Once the warmer spring and summer weather arrives, more people are going to be riding motorcycles. Many will be veteran bikers who have been riding for years and know the risks associated with not wearing the proper motorcycle gear or following certain safety rules that can reduce their chance of “eating asphalt” alone or with a passenger.
But, novices or “newbies” will also try their luck at grabbing ahold of a set of handle bars and hitting the nation’s open roads. And, that can be a problem – if they don’t obey some basic safety tips that can save them or their passenger from serious injury.
First off, if you’re a total beginner – do not take a passenger for a ride until you’ve taken a motorcycle safety course and are proficient at handling your shiny new two-wheeler. As tempting as it may be to try to impress your girlfriend, leave traveling with a passenger to the experienced motorcycle rider for the time being. Doing otherwise could have tragic results for both you and your passenger.
Not all motorcycles are equipped to carry passengers
If your motorcycle doesn’t have a seat big enough to carry two people and extra foot pegs for your passenger – don’t attempt it. Furthermore, check your owner’s manual for weight limitations, operational recommendations, and equipment set up should your bike have room for a second rider. Specific guidelines are available from your state’s department of motor vehicles.

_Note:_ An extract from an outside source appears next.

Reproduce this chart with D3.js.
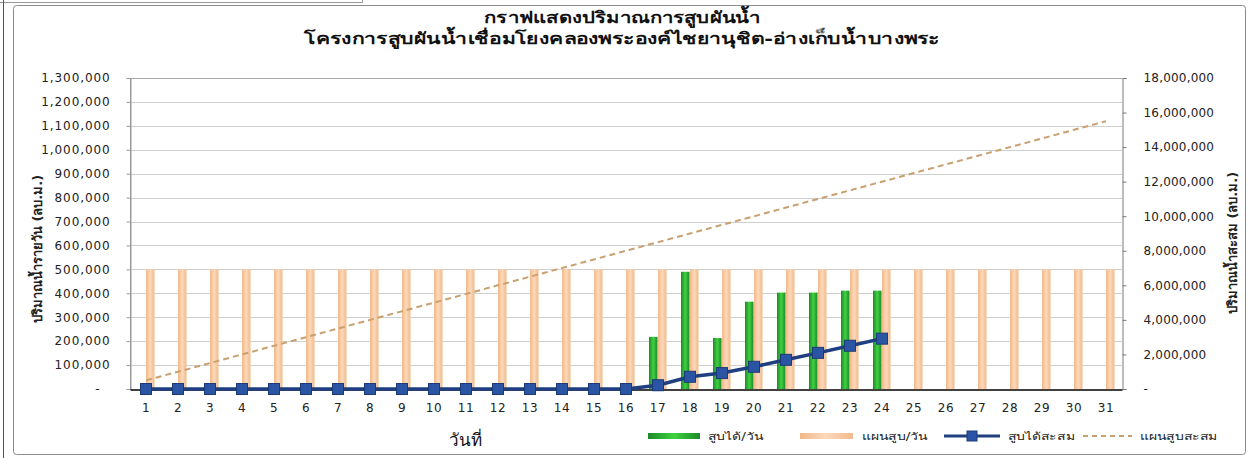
<!DOCTYPE html>
<html><head><meta charset="utf-8">
<script src="https://cdn.jsdelivr.net/npm/d3@7"></script>
<style>
html,body{margin:0;padding:0;background:#fff;}
svg{display:block;}
</style></head>
<body>
<svg id="chart" width="1251" height="458"></svg>
<script>
const days = ["1","2","3","4","5","6","7","8","9","10","11","12","13","14","15","16","17","18","19","20","21","22","23","24","25","26","27","28","29","30","31"];
const pumpedDaily = [0,0,0,0,0,0,0,0,0,0,0,0,0,0,0,0,218000,490000,213000,365000,403000,403000,411000,411000];
const planDaily = [500000,500000,500000,500000,500000,500000,500000,500000,500000,500000,500000,500000,500000,500000,500000,500000,500000,500000,500000,500000,500000,500000,500000,500000,500000,500000,500000,500000,500000,500000,500000];
const pumpedCumulative = [0,0,0,0,0,0,0,0,0,0,0,0,0,0,0,0,218000,708000,921000,1286000,1689000,2092000,2503000,2914000];
const planCumulative = [500000,1000000,1500000,2000000,2500000,3000000,3500000,4000000,4500000,5000000,5500000,6000000,6500000,7000000,7500000,8000000,8500000,9000000,9500000,10000000,10500000,11000000,11500000,12000000,12500000,13000000,13500000,14000000,14500000,15000000,15500000];
const leftTicks = [0,100000,200000,300000,400000,500000,600000,700000,800000,900000,1000000,1100000,1200000,1300000];
const rightTicks = [0,2000000,4000000,6000000,8000000,10000000,12000000,14000000,16000000,18000000];
const titleLines = ["กราฟแสดงปริมาณการสูบผันน้ำ","โครงการสูบผันน้ำเชื่อมโยงคลองพระองค์ไชยานุชิต-อ่างเก็บน้ำบางพระ"];
const leftAxisTitle = "ปริมาณน้ำรายวัน  (ลบ.ม.)";
const rightAxisTitle = "ปริมาณน้ำสะสม (ลบ.ม.)";
const xAxisTitle = "วันที่";
const legendLabels = ["สูบได้/วัน","แผนสูบ/วัน","สูบได้สะสม","แผนสูบสะสม"];

const svg = d3.select("#chart");
const L = 130, R = 1122, T = 78, B = 389;
const FONT = "'DejaVu Sans', 'Noto Sans', sans-serif";
const fmt = d3.format(",");

// fit a text element horizontally to a target width around an anchor
function fitWidth(sel, cx, target) {
  sel.each(function() {
    const w = this.getComputedTextLength();
    const k = target / w;
    const t = d3.select(this);
    t.attr("x", 0).attr("transform", `translate(${cx},0) scale(${k},1)`);
  });
}

// decorations: spreadsheet bits & frame
svg.append("line").attr("x1",0).attr("x2",362).attr("y1",2.5).attr("y2",2.5).attr("stroke","#999");
svg.append("line").attr("x1",362.5).attr("x2",362.5).attr("y1",0).attr("y2",3).attr("stroke","#999");
svg.append("line").attr("x1",3.5).attr("x2",3.5).attr("y1",0).attr("y2",458).attr("stroke","#555");
svg.append("rect").attr("x",13.5).attr("y",5.5).attr("width",1232).attr("height",449).attr("rx",3)
  .attr("fill","#fff").attr("stroke","#8c8c8c");

const defs = svg.append("defs");
const gG = defs.append("linearGradient").attr("id","gGreen").attr("x1","0").attr("x2","1").attr("y1","0").attr("y2","0");
gG.append("stop").attr("offset","0").attr("stop-color","#1c8a2a");
gG.append("stop").attr("offset","0.5").attr("stop-color","#3fd23f");
gG.append("stop").attr("offset","1").attr("stop-color","#1c8a2a");
const gO = defs.append("linearGradient").attr("id","gOrange").attr("x1","0").attr("x2","1").attr("y1","0").attr("y2","0");
gO.append("stop").attr("offset","0").attr("stop-color","#f2b98a");
gO.append("stop").attr("offset","0.5").attr("stop-color","#fcd9bb");
gO.append("stop").attr("offset","1").attr("stop-color","#f2b98a");

const x = d3.scaleBand().domain(days).range([L,R]).padding(0);
const yL = d3.scaleLinear().domain([0,1300000]).range([B,T]);
const yR = d3.scaleLinear().domain([0,18000000]).range([B,T]);

// gridlines
svg.append("g").selectAll("line").data(leftTicks.filter(d=>d>0)).join("line")
  .attr("x1",L).attr("x2",R).attr("y1",d=>Math.round(yL(d))+0.5).attr("y2",d=>Math.round(yL(d))+0.5)
  .attr("stroke","#cfcfcf");
svg.append("line").attr("x1",L).attr("x2",R).attr("y1",T+0.5).attr("y2",T+0.5).attr("stroke","#a8a8a8");
svg.append("line").attr("x1",L+0.5).attr("x2",L+0.5).attr("y1",T).attr("y2",B).attr("stroke","#9a9a9a");

// bars
const bw = 8.5;
svg.append("g").selectAll("rect").data(pumpedDaily).join("rect")
  .attr("x",(d,i)=>x(days[i])+x.bandwidth()/2-9).attr("width",bw)
  .attr("y",d=>yL(d)).attr("height",d=>B-yL(d)).attr("fill","url(#gGreen)");
svg.append("g").selectAll("rect").data(planDaily).join("rect")
  .attr("x",(d,i)=>x(days[i])+x.bandwidth()/2).attr("width",bw)
  .attr("y",d=>yL(d)).attr("height",d=>B-yL(d)).attr("fill","url(#gOrange)");

// left axis
const axL = svg.append("g").attr("transform",`translate(${L+0.5},0)`)
  .call(d3.axisLeft(yL).tickValues(leftTicks).tickSize(4).tickFormat(d=>d===0?"-":fmt(d)));
axL.select(".domain").attr("stroke","#9a9a9a");
axL.selectAll(".tick line").attr("stroke","#9a9a9a");
axL.selectAll(".tick text").attr("x",-20).attr("font-family",FONT).attr("font-size",12).attr("letter-spacing","0.9px").attr("fill","#222")
  .attr("dx",d=>d===0?-10:0);

// right axis
const axR = svg.append("g").attr("transform",`translate(${R+0.5},0)`)
  .call(d3.axisRight(yR).tickValues(rightTicks).tickSize(4).tickFormat(d=>d===0?"-":fmt(d)));
axR.select(".domain").attr("stroke","#7a7a7a");
axR.selectAll(".tick line").attr("stroke","#7a7a7a");
axR.selectAll(".tick text").attr("x",21).attr("font-family",FONT).attr("font-size",12).attr("letter-spacing","0.2px").attr("fill","#222");

// x axis
const axB = svg.append("g").attr("transform",`translate(0,${B+0.5})`)
  .call(d3.axisBottom(x).tickSize(0).tickPadding(14));
axB.select(".domain").attr("stroke","#000").attr("stroke-width",1.5);
axB.selectAll(".tick text").attr("font-family",FONT).attr("font-size",12).attr("letter-spacing","0.6px").attr("fill","#222");

// plan cumulative dashed line
const lineR = d3.line().x((d,i)=>x(days[i])+x.bandwidth()/2).y(d=>yR(d));
svg.append("path").datum(planCumulative).attr("d",lineR).attr("fill","none")
  .attr("stroke","#c9a070").attr("stroke-width",2).attr("stroke-dasharray","6,4");

// pumped cumulative line with markers
svg.append("path").datum(pumpedCumulative).attr("d",lineR).attr("fill","none")
  .attr("stroke","#1f3f80").attr("stroke-width",3.5);
svg.append("g").selectAll("rect").data(pumpedCumulative).join("rect")
  .attr("x",(d,i)=>x(days[i])+x.bandwidth()/2-5.5).attr("y",d=>yR(d)-5.5)
  .attr("width",11).attr("height",11).attr("fill","#2a55a5").attr("stroke","#1c3a78").attr("stroke-width",1);

// titles
const titleWidths = [278, 645];
svg.append("g").selectAll("text").data(titleLines).join("text")
  .attr("y",(d,i)=>23+i*21).attr("text-anchor","middle")
  .attr("font-family",FONT).attr("font-weight","bold").attr("font-size",16).attr("fill","#111").text(d=>d)
  .each(function(d,i){ fitWidth(d3.select(this), 622, titleWidths[i]); });

svg.append("text").attr("transform","translate(42,249) rotate(-90)").attr("text-anchor","middle")
  .attr("font-family",FONT).attr("font-weight","bold").attr("font-size",13).attr("fill","#222").text(leftAxisTitle);
svg.append("text").attr("transform","translate(1237,243) rotate(-90)").attr("text-anchor","middle")
  .attr("font-family",FONT).attr("font-weight","bold").attr("font-size",13).attr("fill","#222").text(rightAxisTitle);
svg.append("text").attr("x",465).attr("y",446).attr("text-anchor","middle")
  .attr("font-family",FONT).attr("font-size",17).attr("fill","#111").text(xAxisTitle);

// legend
const lg = svg.append("g").attr("font-family",FONT).attr("font-size",10).attr("fill","#222");
lg.append("rect").attr("x",648).attr("y",433).attr("width",52).attr("height",6).attr("fill","url(#gGreen)");
lg.append("rect").attr("x",800).attr("y",433).attr("width",53).attr("height",6).attr("fill","url(#gOrange)");
lg.append("line").attr("x1",944).attr("x2",1000).attr("y1",436).attr("y2",436).attr("stroke","#1f3f80").attr("stroke-width",3);
lg.append("rect").attr("x",967).attr("y",431).attr("width",10).attr("height",10).attr("fill","#2a55a5").attr("stroke","#1c3a78");
lg.append("line").attr("x1",1083).attr("x2",1132).attr("y1",436).attr("y2",436).attr("stroke","#c9a070").attr("stroke-width",2).attr("stroke-dasharray","5,4");
const legX = [708, 862, 1008, 1140];
lg.selectAll("text.lt").data(legendLabels).join("text").attr("class","lt")
  .attr("y",440).text(d=>d)
  .attr("transform",(d,i)=>`translate(${legX[i]},0) scale(1.4,1)`);
</script>
</body></html>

Proper gear and safety tips for passengers
While motorcycle riders find certain gear to be optional – such as gloves, boots, durable pants, and abrasion resistant jackets – an approved helmet is not. Also known as a “brain bucket” in biker lingo, even if you opt to forego some of the other recommended gear, a helmet is a necessity to protect your head. In addition, the following tips will help keep your passenger safe by making sure:
- They are tall enough to reach the passenger pegs or footrests.
- They keep their feet on the pegs or footrests at all times.
- They keep their legs away from the mufflers, since they can be extremely hot.
- They wear their helmet at all times.
- They don’t turn or make sudden moves that could cause you to lose control.
- They hold onto your waist or the motorcycle’s passenger handholds.
A good rule of thumb, if you’re not a pro at carrying a passenger on your bike, is referred to as ATGATT – which stands for All The Gear, All The Time and means you should always wear all your protective clothing, no matter when you ride, including helmet, gloves, vest, trousers and boots.
Keep in mind, a motorcycle handles differently when carrying a passenger. The weight of rider and passenger has to shift at the same time or eating asphalt is a distinct possibility. By making the following adjustments you can reduce the risk of losing control of your bike:
- Give yourself for time and space for passing.
- Use caution when turning corners because clearance could be affected.
- Brake sooner than normal to compensate for the added weight.
- Add clutch finesse and more throttle when starting from a stop.
- Depending on the weight of your passenger, it may take longer to turn, slow down, or speed up to pass.
- Refrain from traveling at extremely high speeds.
- You may need to counter the effects of the wind.
- Inform your passenger to lean with you when maneuvering a turn to distribute the weight properly.
Finally, don’t ride your motorcycle without motorcycle insurance as required by your state. It’s affordable and not worth taking the risk.